Above are snapshots of inspiration. There’s no theft here, because no one can lay claim to the long history of storytelling. But we see the copying and borrowing that goes on with every additional grizzled old wizard or fallen hero. The pieces aren’t new: sets of archetypes, motifs, themes, symbols, a handful of plots. What we’re trying to express, largely, is not new. For instance, “The Lion King” is “Hamlet” with lions; the plot of coming-of-age ’90s flick “Clueless” is loosely based on that of Jane Austen’s “Emma”; Taylor Swift’s albums were co-written by the dozens of boys who broke her heart. Disney takes inspiration from itself, recently committing to 16 remakes of its classics, many of which are adapted from fairytales. Dumbledore himself treads on the coattails of Gandalf, who set the modern-day archetype of a grizzled old wizard in charge of helping the protagonist do his thing.

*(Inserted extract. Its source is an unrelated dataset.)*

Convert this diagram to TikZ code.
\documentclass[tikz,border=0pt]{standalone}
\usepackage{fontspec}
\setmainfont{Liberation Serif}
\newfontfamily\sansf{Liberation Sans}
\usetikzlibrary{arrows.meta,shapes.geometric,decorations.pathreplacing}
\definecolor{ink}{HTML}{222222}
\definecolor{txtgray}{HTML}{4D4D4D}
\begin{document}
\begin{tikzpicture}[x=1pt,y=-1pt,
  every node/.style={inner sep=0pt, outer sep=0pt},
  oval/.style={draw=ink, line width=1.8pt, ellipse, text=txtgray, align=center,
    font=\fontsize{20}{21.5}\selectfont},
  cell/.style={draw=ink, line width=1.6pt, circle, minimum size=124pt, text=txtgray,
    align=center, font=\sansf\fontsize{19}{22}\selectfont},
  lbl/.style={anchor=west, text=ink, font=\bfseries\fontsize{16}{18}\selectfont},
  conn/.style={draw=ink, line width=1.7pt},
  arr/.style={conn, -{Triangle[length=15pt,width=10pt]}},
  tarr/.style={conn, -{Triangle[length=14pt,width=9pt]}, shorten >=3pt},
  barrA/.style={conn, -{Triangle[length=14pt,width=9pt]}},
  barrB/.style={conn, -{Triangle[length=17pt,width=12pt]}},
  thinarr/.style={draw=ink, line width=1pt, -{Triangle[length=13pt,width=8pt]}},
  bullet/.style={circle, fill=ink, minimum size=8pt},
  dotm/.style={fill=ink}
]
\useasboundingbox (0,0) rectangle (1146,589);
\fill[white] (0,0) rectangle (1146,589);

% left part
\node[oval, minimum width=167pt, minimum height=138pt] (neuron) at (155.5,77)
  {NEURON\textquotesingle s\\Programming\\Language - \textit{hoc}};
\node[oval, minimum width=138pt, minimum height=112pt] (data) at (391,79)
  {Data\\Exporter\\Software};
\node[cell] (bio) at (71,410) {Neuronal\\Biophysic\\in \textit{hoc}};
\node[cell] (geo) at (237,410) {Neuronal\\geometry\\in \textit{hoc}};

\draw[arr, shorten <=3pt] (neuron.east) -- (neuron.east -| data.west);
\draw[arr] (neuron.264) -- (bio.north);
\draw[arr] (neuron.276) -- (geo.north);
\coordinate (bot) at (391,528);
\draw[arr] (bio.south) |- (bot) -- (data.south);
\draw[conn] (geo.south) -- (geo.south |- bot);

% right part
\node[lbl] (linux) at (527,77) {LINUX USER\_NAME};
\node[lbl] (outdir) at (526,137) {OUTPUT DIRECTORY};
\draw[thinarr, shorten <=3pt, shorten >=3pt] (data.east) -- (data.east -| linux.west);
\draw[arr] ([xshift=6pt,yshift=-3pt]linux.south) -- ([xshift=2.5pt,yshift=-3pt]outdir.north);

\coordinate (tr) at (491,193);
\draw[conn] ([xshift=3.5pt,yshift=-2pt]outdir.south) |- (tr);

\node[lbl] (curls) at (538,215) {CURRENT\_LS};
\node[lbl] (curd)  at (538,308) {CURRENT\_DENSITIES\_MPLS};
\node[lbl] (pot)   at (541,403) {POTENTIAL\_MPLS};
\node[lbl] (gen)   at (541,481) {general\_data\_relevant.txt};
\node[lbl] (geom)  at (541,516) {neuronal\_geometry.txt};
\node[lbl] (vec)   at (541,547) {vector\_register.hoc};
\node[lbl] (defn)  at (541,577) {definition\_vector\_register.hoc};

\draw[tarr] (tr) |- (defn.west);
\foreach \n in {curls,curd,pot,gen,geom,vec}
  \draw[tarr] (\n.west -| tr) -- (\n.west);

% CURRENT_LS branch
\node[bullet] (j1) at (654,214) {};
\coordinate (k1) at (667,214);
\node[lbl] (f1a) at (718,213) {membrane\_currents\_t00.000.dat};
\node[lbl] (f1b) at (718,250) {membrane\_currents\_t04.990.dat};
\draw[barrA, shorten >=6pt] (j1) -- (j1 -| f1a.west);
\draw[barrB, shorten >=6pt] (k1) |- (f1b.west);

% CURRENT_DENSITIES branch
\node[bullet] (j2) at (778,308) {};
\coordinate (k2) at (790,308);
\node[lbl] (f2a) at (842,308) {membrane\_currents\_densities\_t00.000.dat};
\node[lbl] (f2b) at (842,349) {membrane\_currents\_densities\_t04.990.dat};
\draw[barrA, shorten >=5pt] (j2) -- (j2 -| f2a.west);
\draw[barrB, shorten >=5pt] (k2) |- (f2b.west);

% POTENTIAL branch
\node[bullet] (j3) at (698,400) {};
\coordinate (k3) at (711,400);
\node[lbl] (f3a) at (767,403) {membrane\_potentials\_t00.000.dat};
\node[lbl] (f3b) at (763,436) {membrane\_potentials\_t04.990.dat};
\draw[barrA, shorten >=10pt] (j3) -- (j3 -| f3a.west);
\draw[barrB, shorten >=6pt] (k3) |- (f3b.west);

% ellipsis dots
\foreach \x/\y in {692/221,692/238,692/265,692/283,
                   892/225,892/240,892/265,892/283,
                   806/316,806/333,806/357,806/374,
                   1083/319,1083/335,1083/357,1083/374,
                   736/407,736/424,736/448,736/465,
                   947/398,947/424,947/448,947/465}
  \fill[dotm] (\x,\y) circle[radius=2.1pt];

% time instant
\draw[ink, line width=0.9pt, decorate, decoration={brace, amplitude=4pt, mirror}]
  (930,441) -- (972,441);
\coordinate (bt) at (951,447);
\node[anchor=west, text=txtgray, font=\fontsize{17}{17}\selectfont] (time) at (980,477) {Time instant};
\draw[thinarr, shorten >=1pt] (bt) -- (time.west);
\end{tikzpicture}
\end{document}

Yet each new piece, by merit of its addition, changes the story that our art is telling. As Telegraph book reviewer Kasia Boddy notes: “There may be only seven basic plots, but there are thousands of stories. What we call the greatest of these are works that stand out from the crowd, and their greatest readers are those who give due weight to each one's own peculiarity.” By virtue of these individual peculiarities, authors have the ability to reshape the current standard; archetypes and themes evolve with use and time like a cliff constantly exposed to the sea. We see this evolution in the 11th century invention of Merlin, which reshaped the archetypal “wise old man” into the form of a magician or wizard and paved the way for such big names as Gandalf and Dumbledore. As our mediums change, we are able to bring dusty stories back to life, just as the family-friendly animation of Disney classic “The Lion King” acquaints young children with a tale that was written down four centuries ago, and just as Toni Morrison’s novel “Beloved” shares the story of a woman that would have otherwise been lost in the archives along with its horrible lesson. We return to the same old stories, even as they are endlessly rewritten, and endlessly new.